Discussion of chess software programming and technical issues.

Moderators: hgm, Rebel, chrisw

konsolas
Posts: 182
Joined: Sun Jun 12, 2016 5:44 pm
Location: London
Full name: Vincent

Testing a set of engines

Post by konsolas »

Is there a standard way of determining how many matches are needed to rank a list of engines in order of strength?
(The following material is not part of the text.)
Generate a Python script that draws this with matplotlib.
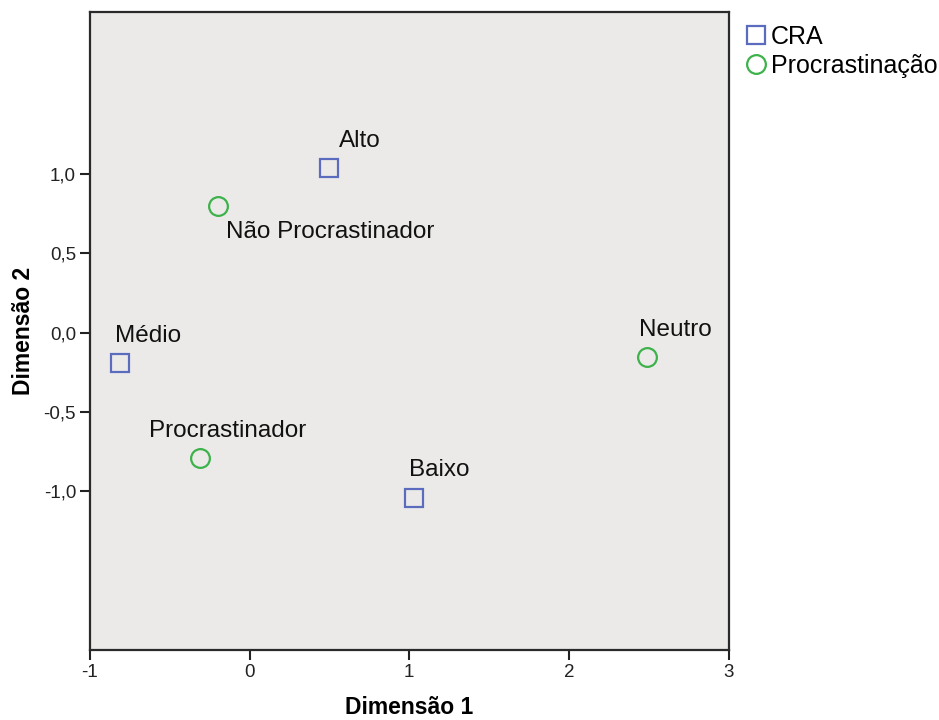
import matplotlib
matplotlib.use("Agg")
import matplotlib.pyplot as plt

plt.rcParams["font.family"] = ["Liberation Sans", "DejaVu Sans"]

# row / column coordinates of the correspondence analysis
cra_labels = ["Alto", "Médio", "Baixo"]
cra_dim1 = [0.50, -0.81, 1.03]
cra_dim2 = [1.04, -0.19, -1.04]

proc_labels = ["Não Procrastinador", "Neutro", "Procrastinador"]
proc_dim1 = [-0.20, 2.49, -0.31]
proc_dim2 = [0.80, -0.15, -0.79]

# label offsets (pixels) relative to each point
cra_offsets = [(9, 27), (-5, 27), (-5, 28)]
proc_offsets = [(8, -26), (-8, 27), (-51, 27)]

x_ticks = [-1, 0, 1, 2, 3]
y_ticks = [-1.0, -0.5, 0.0, 0.5, 1.0]

fig = plt.figure(figsize=(9.39, 7.2), dpi=100)
fig.subplots_adjust(left=0.0958, right=0.776, bottom=0.0972, top=0.983)
ax = fig.add_subplot(1, 1, 1)
ax.set_facecolor("#EBEAE9")

ax.plot(cra_dim1, cra_dim2, linestyle="none", marker="s", markersize=13,
        markerfacecolor="none", markeredgecolor="#5B6BBE", markeredgewidth=1.6,
        label="CRA")
ax.plot(proc_dim1, proc_dim2, linestyle="none", marker="o", markersize=13.5,
        markerfacecolor="none", markeredgecolor="#3DB24B", markeredgewidth=1.6,
        label="Procrastinação")

for labels, xs, ys, offs in [(cra_labels, cra_dim1, cra_dim2, cra_offsets),
                             (proc_labels, proc_dim1, proc_dim2, proc_offsets)]:
    for lab, x, y, off in zip(labels, xs, ys, offs):
        ax.annotate(lab, (x, y), xytext=off, textcoords="offset pixels",
                    ha="left", va="center", fontsize=17.5, color="#111111")

ax.set_xlim(-1, 3)
ax.set_ylim(-2.0, 2.02)
ax.set_xticks(x_ticks)
ax.set_xticklabels([str(t) for t in x_ticks])
ax.set_yticks(y_ticks)
ax.set_yticklabels([f"{t:.1f}".replace(".", ",") for t in y_ticks])
ax.tick_params(direction="out", length=7, width=1.5, labelsize=13.5,
               color="#222222", labelcolor="#222222", pad=3)

for s in ax.spines.values():
    s.set_linewidth(1.6)
    s.set_color("#2A2A2A")

ax.set_xlabel("Dimensão 1", fontsize=16.5, fontweight="bold", labelpad=11)
ax.set_ylabel("Dimensão 2", fontsize=16.5, fontweight="bold", labelpad=6)

ax.legend(loc="upper left", bbox_to_anchor=(1.005, 1.004), frameon=False,
          fontsize=18, handlelength=0.7, handletextpad=0.25, borderaxespad=0.2,
          labelspacing=0.2)

fig.savefig("out.png", dpi=100)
I notice that CCRL, CEGT and other lists use hundreds upon hundreds of matches per engine, but is there a lower bound for the number of matches that need to be run?
AlvaroBegue
Posts: 931
Joined: Tue Mar 09, 2010 3:46 pm
Location: New York
Full name: Álvaro Begué (RuyDos)

Re: Testing a set of engines

Post by AlvaroBegue »

If you look at the CCRL table that lists engines in decreasing order of strength, you'll see a column "LOS". That is something like one minus the p-value of the hypothesis that the engine in one line is actually stronger than the one below. Running more games allows you to make those numbers closer to 100%. But there are still cases where the number is near 50% (we can't really tell which of the engines is stronger).

Perhaps it would be better to think of the result of your matches not as a rank, but as estimates of Elo strength, which come with an error bar. Your error bars will be inversely proportional to the square root of the number of games you play. What error bars are acceptable is completely up to you.
User avatar
hgm
Posts: 27787
Joined: Fri Mar 10, 2006 10:06 am
Location: Amsterdam
Full name: H G Muller

Re: Testing a set of engines

Post by hgm »

It depends on how large the strength difference is. If the list consists of, say, Stockfish, Fruit, Fairy-Max, Chad's Chess and POS, 10 games per pairing would be more than enough, as every match would end in 10-0. If the list consists of engines that to all intents an purposes are equally strong, you would need thousands of games to determine who gets the 50.5% result against who.
Robert Pope
Posts: 558
Joined: Sat Mar 25, 2006 8:27 pm

Re: Testing a set of engines

Post by Robert Pope »

Perhaps the practical answer is to run a smallish tournament and feed the games into bayeselo or ordo. That will give you the estimated relative ratings and the error bars. If there are engines that overlap in their elo +/- error bars and you want confidence in the ranking, increase the number of games, for all, or just for the ones overlapping. How many games is driven by the sqrt() rule to get the error bars as small as they are needed.